In a blog post for DC published last week, Yang wrote that "New Super-Man" lead 17-year-old Kenji Kong, a name Yang told NBC News last month he chose with his mom, will be called "Kenan Kong" instead. Yang explained his process for choosing the name "Kenji" initially — from wanting the name to be derived from Pinyin to choosing the initials "K.K." to help readers connect to Clark Kent — but admitted he "completely lost sight" of how the decision would be perceived.
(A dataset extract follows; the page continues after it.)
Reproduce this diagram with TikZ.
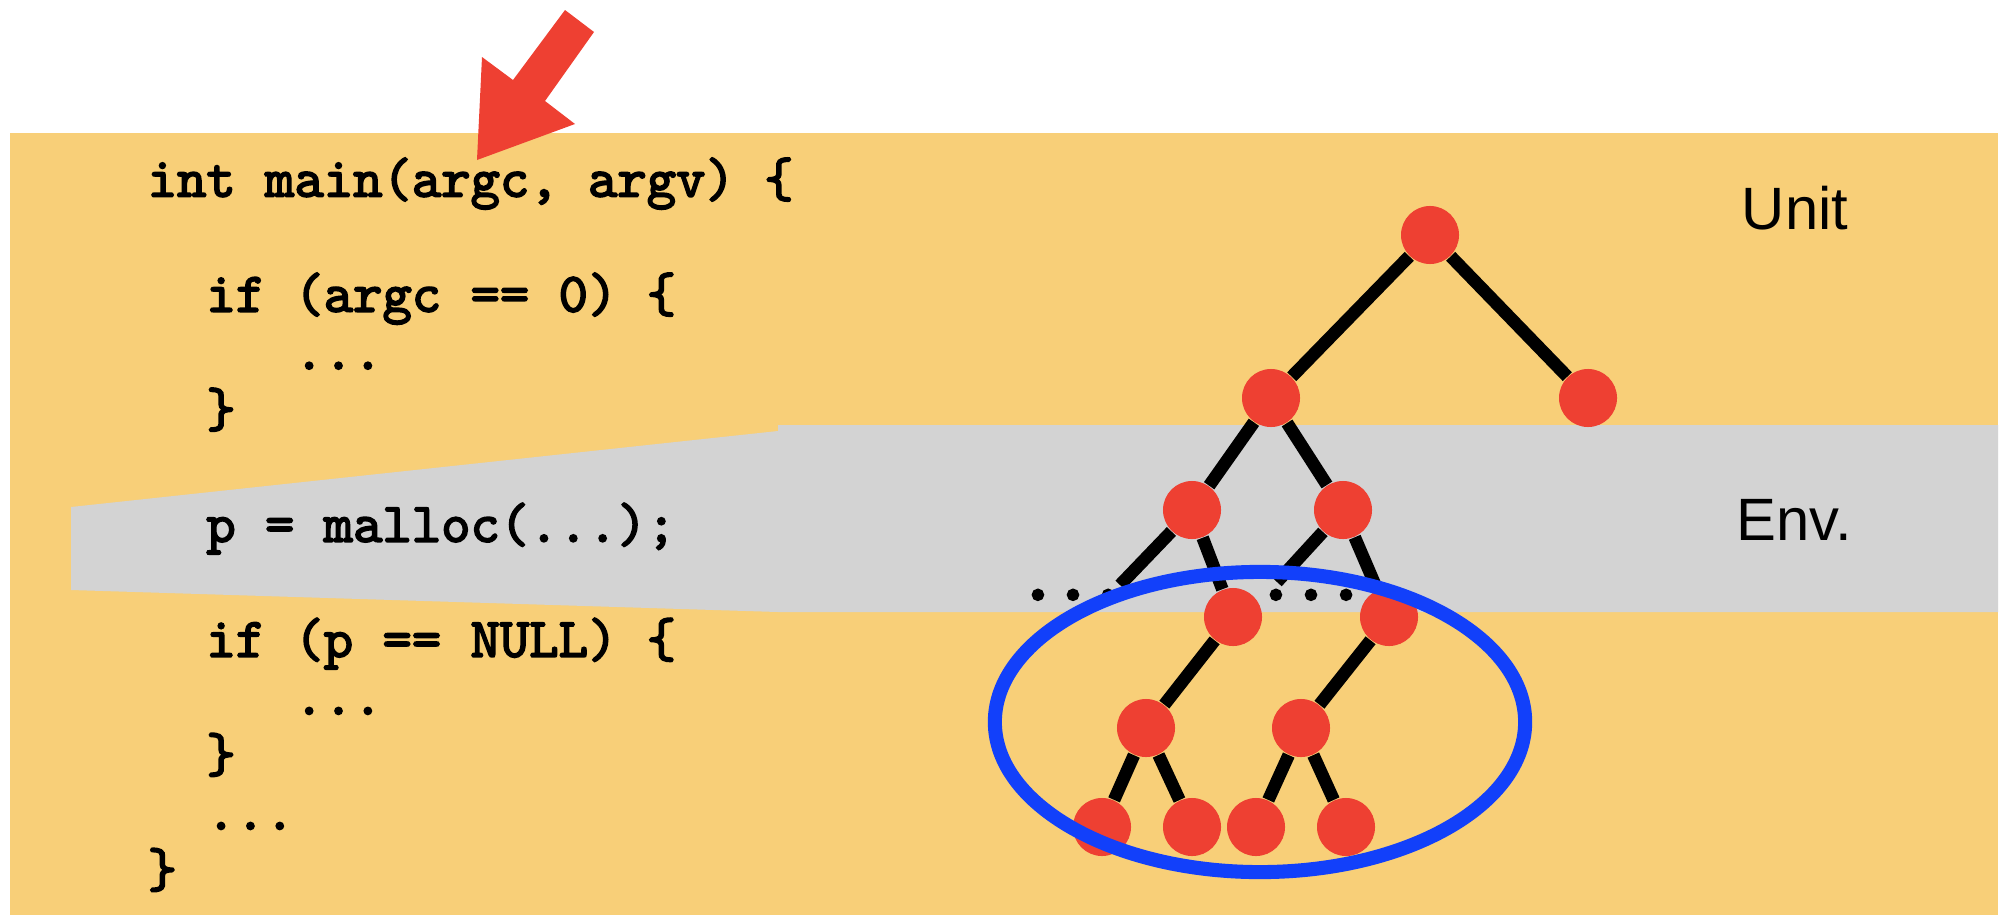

"There was a problem, of course. Kenji is a common Japanese name and this would probably cause some confusion, at least at first," Yang wrote. "But I figured readers would get over it once they realized there was an actual Chinese name underneath. Heck, there's even a popular Taiwanese pop star who goes by Kenji Wu, so it's not unheard of for a Chinese person to be called Kenji."
He added, " Also, it would give me a fun narrative wrinkle to play with. Maybe New Super-Man starts off with a bias against Japanese people and the Pinyin version of his name bugs him to no end. Maybe his friends make fun of it. Maybe he eventually has to team up with a Japanese super hero, someone like Katana or a member of that crazy Japanese super-team that Grant Morrison made up. Maybe they fall in love."
But the conclusion Yang came to was understanding his own fault: that he had been too attached to making the name work for "New Super-Man" that he "missed the forest for the trees."
"What would I think if I were a casual comics reader and I encountered an Asian super hero named Kenji Kong as a supporting character in a couple panels of a DC comic, without any context for the name?" Yang asked. "I'd probably assume some non-Asian writer had confused Asian cultures."
In the blog post for DC, Yang noted that the new name, Kenan, fit the majority of his previous hopes and requirements for a name, with one addition: "The Pinyin version cannot sound Japanese."
"New Super-Man’s official secret identity will be: 孔克南 Kenan Kong," Yang wrote. "南 Nan means 'south.' Appropriate for a kid from Shanghai, since folks from Beijing like to call folks from Shanghai “Southerners. 克 Ke means 'to overcome.' What could be more Super-Man than 'to overcome'?"